Harvard, economics, consulting.
Yale, economics, banking.
Princeton, government, consulting.
I felt like dumping my face in the poorly cooked burger they’d served.
But then I noticed one girl at the end of the table, who had a mischievous look on her face. Like she, too, had no interest in participating in this game.
Still, when they got to her, she answered the questions.
“My name is Moriah. I went to Wellesley. I majored in Art History. And I’m unemployed.”
The Ivy bots were shocked.
“Oh! That’s… interesting!” said the host. “What made you decide to major in Art History?”

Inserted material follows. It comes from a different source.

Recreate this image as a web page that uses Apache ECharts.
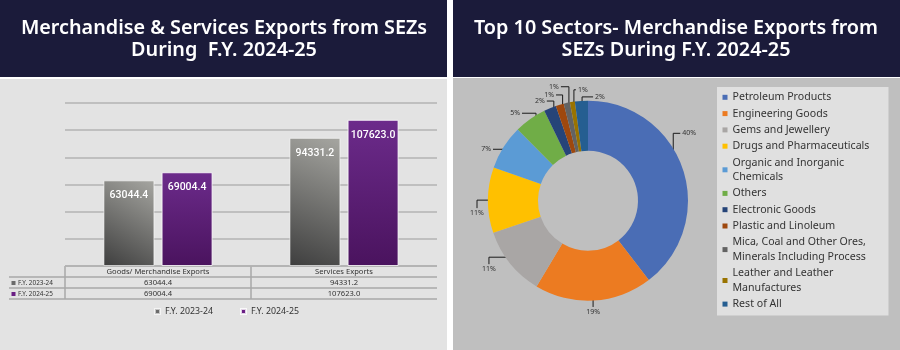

Now Moriah’s gaze sharpened like a hawk’s. It flicked to me like she’d clocked a co-conspirator long before I’d gleaned one in her.
Then she continued.
“The truth is I had no idea what I wanted to major in. So I thought, why don’t I just go to the library and see what books draw me in the most. That seems reasonable, no? So I amble over to the big library on campus and saunter through the aisles, just perusing the books. Seeing what catches my attention. Economics… Math… Government… ugh, boring, dull, nothing to offer anyone with a soul. English… tired. But then, I get to Art History. And those books! Ooooh. They’re big and powerful and they smell of history and institution and patriarchy and rebellion and I find myself pulled to them, some kind of primal lust bursting out of me and the books, and it’s rich and erotic, and now I’m pressing my body against the books and soaking in the power, the girth and it’s not enough and I want to take my clothes off and roll around with them and be one with the books, and I’m like yes, yes, yes, yessssss!” She sipped her drink. “So your question. You want to know why I majored in a field that would leave me unemployed as opposed to working in one of your fields? There’s your answer.”
No one smiled.
I clapped.
We’ve been best friends ever since.
Now it’s your turn. Tell me a funny story!
Until next week —
I apologize ahead if no one else finds this funny.

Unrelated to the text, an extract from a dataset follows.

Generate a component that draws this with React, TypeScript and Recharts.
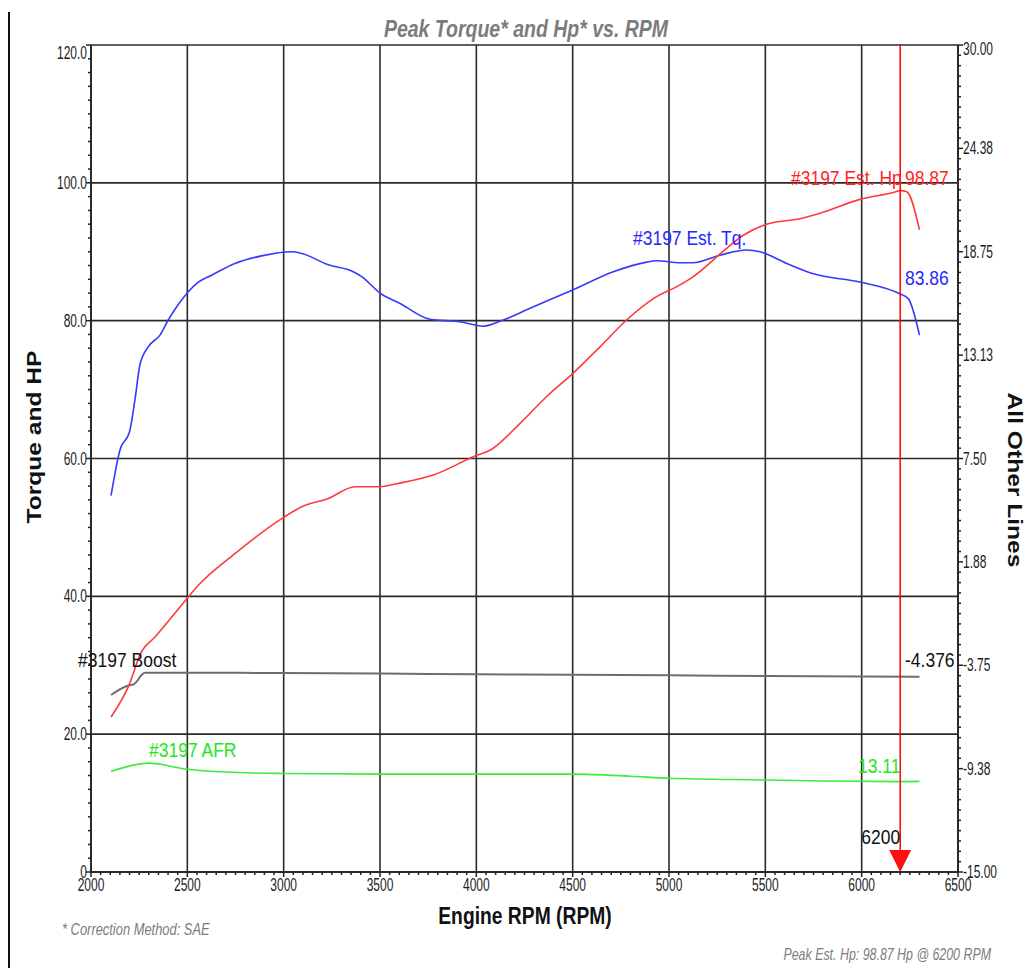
import {
  ComposedChart,
  Line,
  XAxis,
  YAxis,
  CartesianGrid,
  ReferenceLine,
  ReferenceDot,
} from 'recharts'

// ---- data ----
const tqRpm = [2104, 2150, 2202, 2228, 2254, 2297, 2358, 2401, 2452, 2505, 2557, 2626, 2747, 2886, 3042, 3094, 3232, 3353, 3405, 3500, 3604, 3760, 3915, 4036, 4140, 4279, 4503, 4711, 4884, 4936, 5057, 5126, 5264, 5403, 5472, 5611, 5749, 5991, 6200, 6242, 6300]
const torque = [54.6, 61.2, 64.1, 68.5, 73.6, 76.2, 77.9, 80.1, 82.3, 84.2, 85.6, 86.6, 88.3, 89.4, 90.0, 89.75, 88.1, 87.2, 86.4, 84.0, 82.5, 80.2, 79.85, 79.2, 80.1, 81.8, 84.5, 87.1, 88.5, 88.7, 88.4, 88.4, 89.5, 90.25, 90.0, 88.3, 86.8, 85.6, 83.86, 83.2, 77.9]

const hpRpm = [2104, 2194, 2263, 2332, 2502, 2557, 2747, 3002, 3094, 3232, 3370, 3500, 3578, 3777, 4005, 4071, 4227, 4365, 4503, 4642, 4780, 4919, 5057, 5126, 5299, 5386, 5507, 5680, 5784, 5991, 6164, 6200, 6234, 6300]
const horsepower = [22.5, 26.9, 32.0, 34.1, 39.8, 41.6, 46.2, 51.5, 53.0, 54.2, 55.9, 55.9, 56.3, 57.6, 60.5, 61.2, 65.1, 69.0, 72.4, 76.2, 80.1, 83.2, 85.2, 86.4, 90.5, 92.4, 94.0, 94.8, 95.6, 97.6, 98.6, 98.87, 98.7, 93.2]

const boostRpm = [2104, 2194, 2220, 2280, 2500, 3000, 3500, 4000, 4500, 5000, 5500, 6000, 6300]
const boost = [-5.37, -4.85, -4.8, -4.16, -4.16, -4.17, -4.2, -4.24, -4.27, -4.3, -4.33, -4.36, -4.38]

const afrRpm = [2104, 2300, 2500, 2700, 3000, 3500, 4000, 4500, 4800, 5000, 5500, 5800, 6200, 6300]
const afr = [14.6, 15.8, 14.9, 14.5, 14.3, 14.2, 14.2, 14.2, 13.9, 13.6, 13.35, 13.2, 13.11, 13.15]

const peakRpm = 6200
const peakHp = 98.87
const tqAtPeak = 83.86
const boostAtPeak = -4.376
const afrAtPeak = 13.11

const xMajor = [2000, 2500, 3000, 3500, 4000, 4500, 5000, 5500, 6000, 6500]
const xLabels = ['2000', '2500', '3000', '3500', '4000', '4500', '5000', '5500', '6000', '6500']
const leftMajor = [0, 20, 40, 60, 80, 100, 120]
const leftLabels = ['0', '20.0', '40.0', '60.0', '80.0', '100.0', '120.0']
const rightMajor = [-15, -9.375, -3.75, 1.875, 7.5, 13.125, 18.75, 24.375, 30]
const rightLabels = ['-15.00', '-9.38', '-3.75', '1.88', '7.50', '13.13', '18.75', '24.38', '30.00']

const toRows = (xs: number[], ys: number[]) => xs.map((rpm, i) => ({ rpm, v: ys[i] }))

// minor ticks (every 50 rpm / 2 units / 0.5625 units)
const xTicks: number[] = []
for (let i = 0; i <= 90; i++) xTicks.push(2000 + i * 50)
const leftTicks: number[] = []
for (let i = 0; i <= 60; i++) leftTicks.push(i * 2)
const rightTicks: number[] = []
for (let i = 0; i <= 80; i++) rightTicks.push(-15 + i * 0.5625)

const FONT = '"Liberation Sans", Arial, sans-serif'
const TICK_COLOR = '#1c1c24'

function T({
  x, y, size, sy = 1, sx = 1, anchor = 'start', fill = '#111', weight = 'normal', italic = false, rotate = 0, children,
}: any) {
  return (
    <text
      transform={`translate(${x},${y}) rotate(${rotate}) scale(${sx},${sy})`}
      fontSize={size}
      fontFamily={FONT}
      fontWeight={weight}
      fontStyle={italic ? 'italic' : 'normal'}
      textAnchor={anchor}
      fill={fill}
    >
      {children}
    </text>
  )
}

const findLabel = (v: number, majors: number[], labels: string[]) => {
  const i = majors.findIndex((m) => Math.abs(m - v) < 1e-6)
  return i >= 0 ? labels[i] : null
}

function LeftTick({ x, y, payload }: any) {
  const label = findLabel(payload.value, leftMajor, leftLabels)
  const dy = payload.value === 120 ? 8 : 0
  return (
    <g>
      <line x1={x} x2={x - (label ? 5 : 3)} y1={y} y2={y} stroke="#222" strokeWidth={1.5} />
      {label && (
        <T x={x - 4} y={y + dy + 6} size={12} sy={1.6} anchor="end" fill={TICK_COLOR}>
          {label}
        </T>
      )}
    </g>
  )
}

function RightTick({ x, y, payload }: any) {
  const label = findLabel(payload.value, rightMajor, rightLabels)
  const dy = payload.value === 30 ? 4 : 0
  return (
    <g>
      <line x1={x} x2={x + (label ? 5 : 3)} y1={y} y2={y} stroke="#222" strokeWidth={1.5} />
      {label && (
        <T x={x + 5} y={y + dy + 6} size={12} sy={1.6} anchor="start" fill={TICK_COLOR}>
          {label}
        </T>
      )}
    </g>
  )
}

function BottomTick({ x, y, payload }: any) {
  const label = findLabel(payload.value, xMajor, xLabels)
  return (
    <g>
      <line x1={x} x2={x} y1={y} y2={y + (label ? 5 : 3)} stroke="#222" strokeWidth={1.5} />
      {label && (
        <T x={x} y={y + 19} size={12} sy={1.6} anchor="middle" fill={TICK_COLOR}>
          {label}
        </T>
      )}
    </g>
  )
}

const textShape = (text: string, fill: string, anchor = 'start', size = 17.5) => (p: any) => (
  <T x={p.cx} y={p.cy} size={size} sy={1.2} anchor={anchor} fill={fill}>
    {text}
  </T>
)

const triangleShape = (p: any) => (
  <polygon
    points={`${p.cx - 11},${p.cy - 22} ${p.cx + 11},${p.cy - 22} ${p.cx},${p.cy}`}
    fill="#ff1010"
  />
)

export default function App() {
  return (
    <div style={{ position: 'absolute', left: 0, top: 0, width: 1030, height: 968, background: '#fff' }}>
      <div style={{ position: 'absolute', left: 8, top: 12, width: 2, height: 956, background: '#111' }} />
      <ComposedChart
        width={1030}
        height={968}
        margin={{ top: 45, right: 0, bottom: 0, left: 0 }}
        style={{ position: 'absolute', left: 0, top: 0 }}
      >
        <CartesianGrid
          yAxisId="left"
          horizontalValues={[20, 40, 60, 80, 100, 120]}
          verticalValues={[2500, 3000, 3500, 4000, 4500, 5000, 5500, 6000]}
          stroke="#2a2a2a"
          strokeWidth={1.6}
        />
        <XAxis
          dataKey="rpm"
          type="number"
          domain={[2000, 6500]}
          ticks={xTicks}
          interval={0}
          allowDataOverflow
          height={96}
          tickSize={0}
          tickMargin={0}
          tick={<BottomTick />}
          axisLine={{ stroke: '#2a2a2a', strokeWidth: 2 }}
        />
        <YAxis
          yAxisId="left"
          domain={[0, 120]}
          ticks={leftTicks}
          interval={0}
          allowDataOverflow
          width={91}
          tickSize={0}
          tickMargin={0}
          tick={<LeftTick />}
          axisLine={{ stroke: '#2a2a2a', strokeWidth: 2 }}
        />
        <YAxis
          yAxisId="right"
          orientation="right"
          domain={[-15, 30]}
          ticks={rightTicks}
          interval={0}
          allowDataOverflow
          width={72}
          tickSize={0}
          tickMargin={0}
          tick={<RightTick />}
          axisLine={{ stroke: '#2a2a2a', strokeWidth: 2 }}
        />

        <Line
          yAxisId="left"
          data={toRows(afrRpm, afr)}
          dataKey="v"
          type="monotone"
          stroke="#3ced3c"
          strokeWidth={1.6}
          dot={false}
          isAnimationActive={false}
        />
        <Line
          yAxisId="right"
          data={toRows(boostRpm, boost)}
          dataKey="v"
          type="monotone"
          stroke="#6e6e6e"
          strokeWidth={2}
          dot={false}
          isAnimationActive={false}
        />
        <Line
          yAxisId="left"
          data={toRows(tqRpm, torque)}
          dataKey="v"
          type="monotone"
          stroke="#3838ff"
          strokeWidth={1.6}
          dot={false}
          isAnimationActive={false}
        />
        <Line
          yAxisId="left"
          data={toRows(hpRpm, horsepower)}
          dataKey="v"
          type="monotone"
          stroke="#ff3a3a"
          strokeWidth={1.6}
          dot={false}
          isAnimationActive={false}
        />

        <ReferenceLine yAxisId="left" x={peakRpm} stroke="#ff0000" strokeWidth={1.5} />
        <ReferenceDot yAxisId="left" x={peakRpm} y={0} r={0} shape={triangleShape} />

        {/* line labels */}
        <ReferenceDot yAxisId="left" x={5633} y={99.7} r={0} shape={textShape('#3197 Est. Hp', '#ff2424')} />
        <ReferenceDot yAxisId="left" x={6225} y={99.7} r={0} shape={textShape(peakHp.toFixed(2), '#ff2424')} />
        <ReferenceDot yAxisId="left" x={4813} y={91.0} r={0} shape={textShape('#3197 Est. Tq.', '#2626ff')} />
        <ReferenceDot yAxisId="left" x={6225} y={85.2} r={0} shape={textShape(tqAtPeak.toFixed(2), '#2626ff')} />
        <ReferenceDot yAxisId="left" x={1933} y={29.7} r={0} ifOverflow="visible" shape={textShape('#3197 Boost', '#111')} />
        <ReferenceDot yAxisId="left" x={6225} y={29.7} r={0} shape={textShape(boostAtPeak.toFixed(3), '#111')} />
        <ReferenceDot yAxisId="left" x={2301} y={16.7} r={0} shape={textShape('#3197 AFR', '#22e622')} />
        <ReferenceDot yAxisId="left" x={5981} y={14.4} r={0} shape={textShape(afrAtPeak.toFixed(2), '#22e622')} />
        <ReferenceDot yAxisId="left" x={peakRpm} y={4.1} r={0} shape={textShape(String(peakRpm), '#111', 'end')} />
      </ComposedChart>

      <svg width={1030} height={968} style={{ position: 'absolute', left: 0, top: 0, pointerEvents: 'none' }}>
        <T x={526} y={37} size={19.5} sy={1.25} anchor="middle" weight="bold" italic fill="#7c7c7c">
          Peak Torque* and Hp* vs. RPM
        </T>
        <T x={41} y={437} size={20.5} sx={1.2} rotate={-90} anchor="middle" weight="bold" fill="#111">
          Torque and HP
        </T>
        <T x={1008} y={480} size={20.5} sx={1.2} rotate={90} anchor="middle" weight="bold" fill="#111">
          All Other Lines
        </T>
        <T x={525} y={924} size={19.3} sy={1.2} anchor="middle" weight="bold" fill="#111">
          Engine RPM (RPM)
        </T>
        <T x={62} y={935} size={12.9} sy={1.3} italic fill="#7c7c7c">
          * Correction Method: SAE
        </T>
        <T x={991} y={960} size={12.4} sy={1.3} anchor="end" italic fill="#7c7c7c">
          Peak Est. Hp: 98.87 Hp @ 6200 RPM
        </T>
      </svg>
    </div>
  )
}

My mother certainly didn’t.
We turn on to the highway and there’s this van in front of us. The back doors are advertising an extermination service, along with the phone number for said service and a demand to call them immediately should a rat ever crawl out of your toilet.

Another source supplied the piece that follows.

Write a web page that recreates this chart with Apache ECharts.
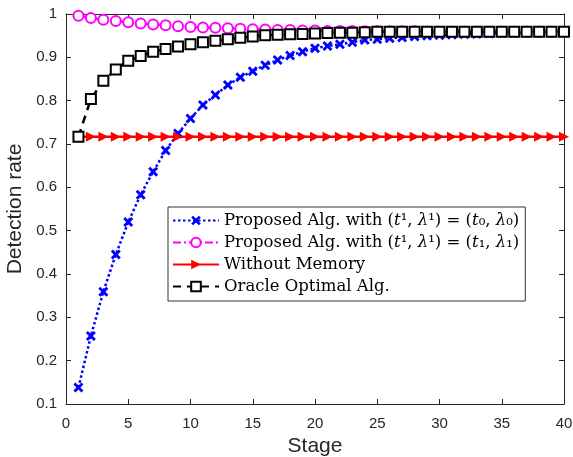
<!DOCTYPE html>
<html>
<head>
  <meta charset="UTF-8">
  <title>Detection rate</title>
  <script type="text/javascript" src="https://cdn.jsdelivr.net/npm/echarts@6/dist/echarts.min.js"></script>
  <style>
    html, body { margin: 0; padding: 0; background: #fff; }
  </style>
</head>
<body>
<div id="chart" style="width:573px; height:457px;"></div>
<script>
  // ===== data =====
  const stages = [1, 2, 3, 4, 5, 6, 7, 8, 9, 10, 11, 12, 13, 14, 15, 16, 17, 18, 19, 20,
    21, 22, 23, 24, 25, 26, 27, 28, 29, 30, 31, 32, 33, 34, 35, 36, 37, 38, 39, 40];

  const propT0 = [0.138, 0.257, 0.359, 0.445, 0.520, 0.583, 0.636, 0.685, 0.724, 0.759,
    0.790, 0.813, 0.836, 0.854, 0.868, 0.882, 0.894, 0.904, 0.913, 0.921,
    0.926, 0.930, 0.935, 0.940, 0.942, 0.944, 0.946, 0.948, 0.950, 0.951,
    0.952, 0.953, 0.954, 0.955, 0.956, 0.956, 0.957, 0.957, 0.958, 0.958];

  const propT1 = [0.996, 0.991, 0.987, 0.984, 0.981, 0.978, 0.976, 0.974, 0.972, 0.970,
    0.969, 0.968, 0.967, 0.966, 0.965, 0.964, 0.963, 0.963, 0.962, 0.962,
    0.961, 0.961, 0.961, 0.960, 0.960, 0.960, 0.960, 0.960, 0.959, 0.959,
    0.959, 0.959, 0.959, 0.959, 0.959, 0.959, 0.959, 0.959, 0.959, 0.959];

  const noMemory = [0.717, 0.717, 0.717, 0.717, 0.717, 0.717, 0.717, 0.717, 0.717, 0.717,
    0.717, 0.717, 0.717, 0.717, 0.717, 0.717, 0.717, 0.717, 0.717, 0.717,
    0.717, 0.717, 0.717, 0.717, 0.717, 0.717, 0.717, 0.717, 0.717, 0.717,
    0.717, 0.717, 0.717, 0.717, 0.717, 0.717, 0.717, 0.717, 0.717, 0.717];

  const oracle = [0.717, 0.804, 0.846, 0.872, 0.892, 0.903, 0.913, 0.919, 0.925, 0.930,
    0.935, 0.938, 0.942, 0.945, 0.948, 0.951, 0.952, 0.953, 0.954, 0.955,
    0.956, 0.957, 0.957, 0.958, 0.959, 0.959, 0.959, 0.959, 0.959, 0.959,
    0.959, 0.959, 0.959, 0.959, 0.959, 0.959, 0.959, 0.959, 0.959, 0.959];

  const xTicks = { min: 0, max: 40, interval: 5 };
  const yTicks = { min: 0.1, max: 1, interval: 0.1 };

  const names = [
    'Proposed Alg. with (t0)',
    'Proposed Alg. with (t1)',
    'Without Memory',
    'Oracle Optimal Alg.'
  ];
  // legend labels with the math bits in italic
  const legendText = {
    [names[0]]: '{n|Proposed Alg. with (}{i|t}{n|¹, }{i|λ}{n|¹) = (}{i|t}{n|₀, }{i|λ}{n|₀)}',
    [names[1]]: '{n|Proposed Alg. with (}{i|t}{n|¹, }{i|λ}{n|¹) = (}{i|t}{n|₁, }{i|λ}{n|₁)}',
    [names[2]]: '{n|Without Memory}',
    [names[3]]: '{n|Oracle Optimal Alg.}'
  };

  const pair = ys => stages.map((s, i) => [s, ys[i]]);

  const axisColor = '#262626';
  const xMark = 'path://M2,0 L5,3 L8,0 L10,2 L7,5 L10,8 L8,10 L5,7 L2,10 L0,8 L3,5 L0,2 Z';
  const rightTri = 'path://M0,0 L10,5 L0,10 Z';

  let chart = echarts.init(document.getElementById('chart'), null, {renderer: 'canvas'});

  const baseX = {
    type: 'value', min: xTicks.min, max: xTicks.max, interval: xTicks.interval,
    axisLine: {onZero: false, lineStyle: {color: axisColor, width: 1}},
    axisTick: {inside: true, length: 5, lineStyle: {color: axisColor}},
    splitLine: {show: false}
  };
  const baseY = {
    type: 'value', min: yTicks.min, max: yTicks.max, interval: yTicks.interval,
    axisLine: {onZero: false, lineStyle: {color: axisColor, width: 1}},
    axisTick: {inside: true, length: 5, lineStyle: {color: axisColor}},
    splitLine: {show: false}
  };

  const serif = 'DejaVu Serif';

  chart.setOption({
    animation: false,
    backgroundColor: '#fff',
    grid: {left: 66, right: 9, top: 14, bottom: 53, outerBoundsMode: 'none', containLabel: false},
    legend: {
      orient: 'vertical',
      left: 168, top: 207,
      backgroundColor: '#fff',
      borderColor: '#333',
      borderWidth: 1,
      borderRadius: 0,
      padding: [5, 6, 6, 4],
      itemWidth: 46,
      itemHeight: 12,
      itemGap: 5,
      data: names,
      formatter: n => legendText[n],
      textStyle: {
        color: '#000',
        rich: {
          n: {fontFamily: serif, fontSize: 16.5, color: '#000'},
          i: {fontFamily: serif, fontStyle: 'italic', fontSize: 16.5, color: '#000'}
        }
      }
    },
    xAxis: [
      Object.assign({}, baseX, {
        position: 'bottom',
        name: 'Stage', nameLocation: 'middle', nameGap: 32,
        nameTextStyle: {fontFamily: 'Liberation Sans', fontSize: 21, color: axisColor},
        axisLabel: {margin: 12, fontFamily: 'Liberation Sans', fontSize: 15, color: axisColor}
      }),
      Object.assign({}, baseX, {position: 'top', axisLabel: {show: false}})
    ],
    yAxis: [
      Object.assign({}, baseY, {
        position: 'left',
        name: 'Detection rate', nameLocation: 'middle', nameGap: 31,
        nameTextStyle: {fontFamily: 'Liberation Sans', fontSize: 21, color: axisColor},
        axisLabel: {
          margin: 9, fontFamily: 'Liberation Sans', fontSize: 15, color: axisColor,
          formatter: v => String(+v.toFixed(1))
        }
      }),
      Object.assign({}, baseY, {position: 'right', axisLabel: {show: false}})
    ],
    series: [
      {
        name: names[0], type: 'line', data: pair(propT0),
        symbol: xMark, symbolSize: 10,
        itemStyle: {color: '#0000ff'},
        lineStyle: {color: '#0000ff', width: 2.5, type: [2.5, 2.5]}
      },
      {
        name: names[1], type: 'line', data: pair(propT1),
        symbol: 'emptyCircle', symbolSize: 10,
        itemStyle: {color: '#ff00ff', borderWidth: 2.5},
        lineStyle: {color: '#ff00ff', width: 2.5, type: [8, 3, 2, 3]}
      },
      {
        name: names[2], type: 'line', data: pair(noMemory),
        symbol: rightTri, symbolSize: 10,
        itemStyle: {color: '#ff0000'},
        lineStyle: {color: '#ff0000', width: 2.5, type: 'solid'}
      },
      {
        name: names[3], type: 'line', data: pair(oracle),
        symbol: 'emptyRect', symbolSize: 10,
        itemStyle: {color: '#000', borderWidth: 2.5},
        lineStyle: {color: '#000', width: 2.5, type: [8, 6]}
      }
    ]
  });
</script>
</body>
</html>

Right next to this is the company’s logo. Now something about that logo just didn’t sit right with me, so I turn to my mother and ask:
“Doesn’t it bother you when people advertise death with an adorable logo? It’s kind of messed up, not to mention counterproductive. Shouldn’t they make it as horrific as possible so their customers are more inclined to kill the poor rats?”
This line of questioning disturbs her:
“No. I think that the point of the logo is to appeal to the customers. If I were considering hiring them, I would be more attracted to the adorable rat than the disgusting one.”
At which point I stop her:
“Wait a minute, wait a minute. Attracted? Are you trying to tell me you have a rodent fetish?”
These are all very funny! Do any of these happen to appear in Young World and we or whoever else follows your diary can spot it?
Also, I'm a sucker for dark humor. Curious, what is one non-spoiler example of dark humor in it?